# wild piranhas



## Canso (Jun 19, 2005)

the store didn't have any info other then they were "Wild Caught Imported from Columbia"
they were a little expensive but they looked different from the reds that I breed, and i've never seen P's like this in my area. so I brought 8 home with me. I'm thinking Caribe. But why wouldn't the store know that. I would like verification from the professionals.


----------



## Mr. Hannibal (Feb 21, 2003)

Def. Pygocentrus cariba... great looking ones BTW







!


----------



## RB 32 (Mar 2, 2005)

100% - Pygocentrus cariba.


----------



## GoJamieGo (Mar 18, 2005)

I'm no professional, but I can say for sure that those are juvenile caribes. Nice pickup!


----------



## NickNick (Apr 18, 2006)

not a pro but definately cariba


----------



## BUBB$ (May 8, 2006)

NickNick said:


> not a pro but definately cariba


same here!!!! you should grab more...


----------



## piranha_guy_dan (Oct 4, 2004)

nice caribe what did they cost each?


----------



## Canso (Jun 19, 2005)

$26 each I've never paid that much for a fish before. There is still about 10 left at the store but i don't have room to grow them out.
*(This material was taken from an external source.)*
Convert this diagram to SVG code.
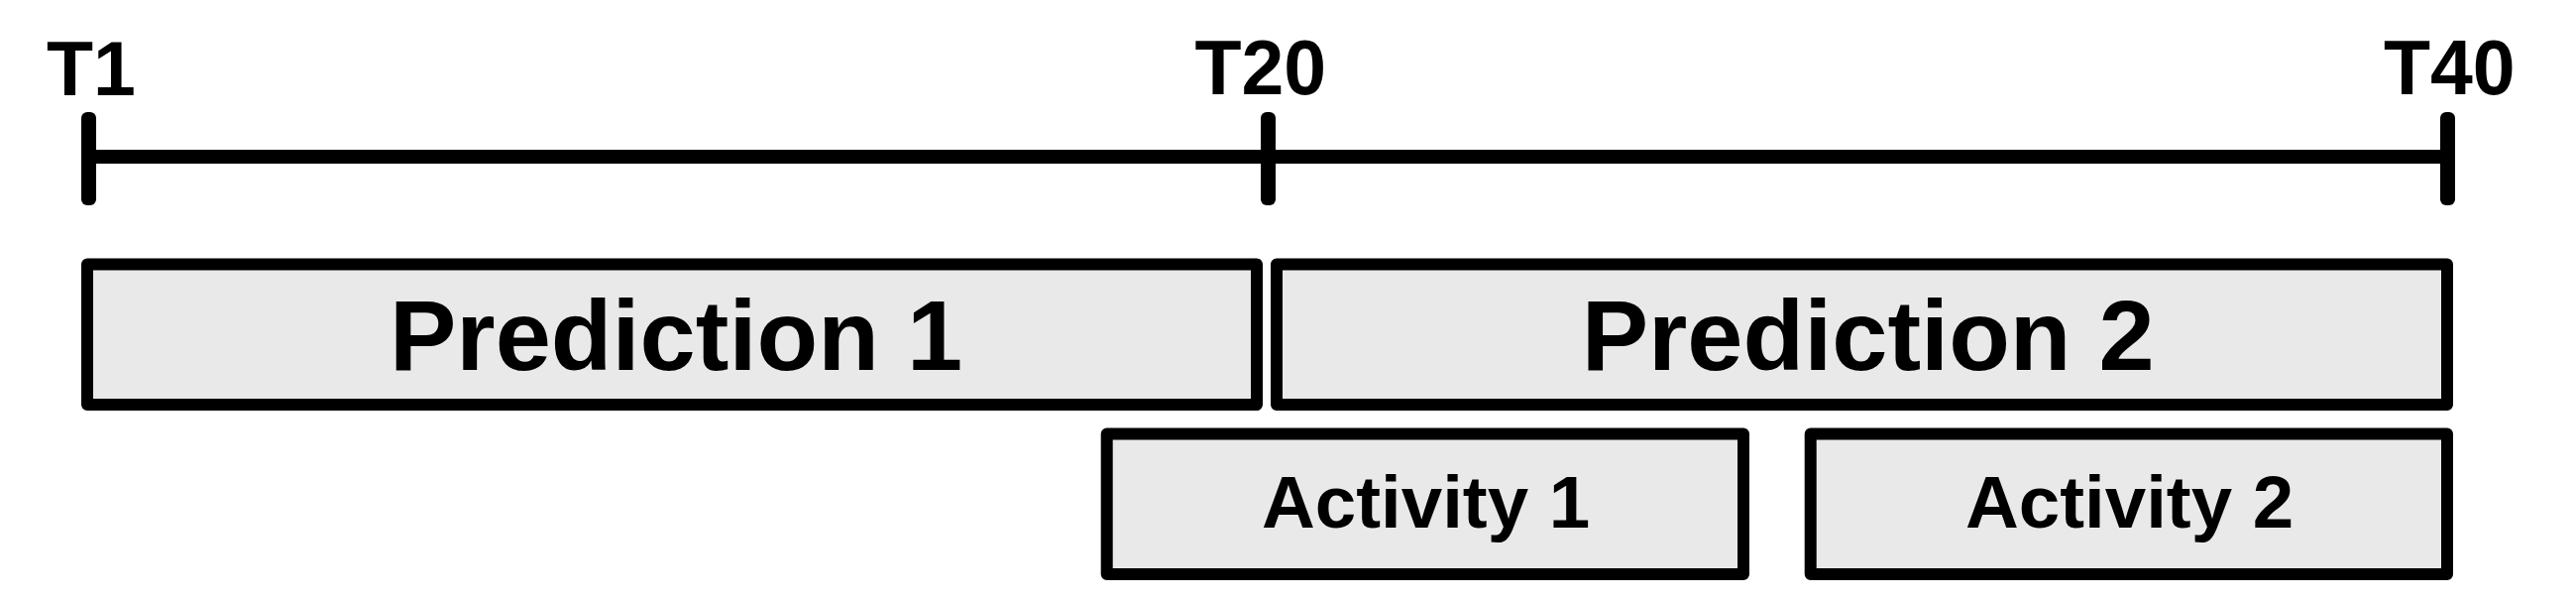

at the store they were a little pail looking and the black spot wasn't very noticable. but a few hours in there new home they darkend up and look realy nice.


----------



## b_ack51 (Feb 11, 2003)

> $26 each I've never paid that much for a fish before.


That isn't much for one fish but yes you did get Caribe and at a very good price too. Definately a good pick up.


----------



## taylorhedrich (Mar 2, 2005)

Very nice pick-up! Cariba are a great Pygo to own.


----------



## Z♠NGT♥KER (Dec 27, 2005)

taylorhedrich said:


> *Very nice pick-up! Cariba are a great Pygo to own*.


----------



## NickNick (Apr 18, 2006)

True


----------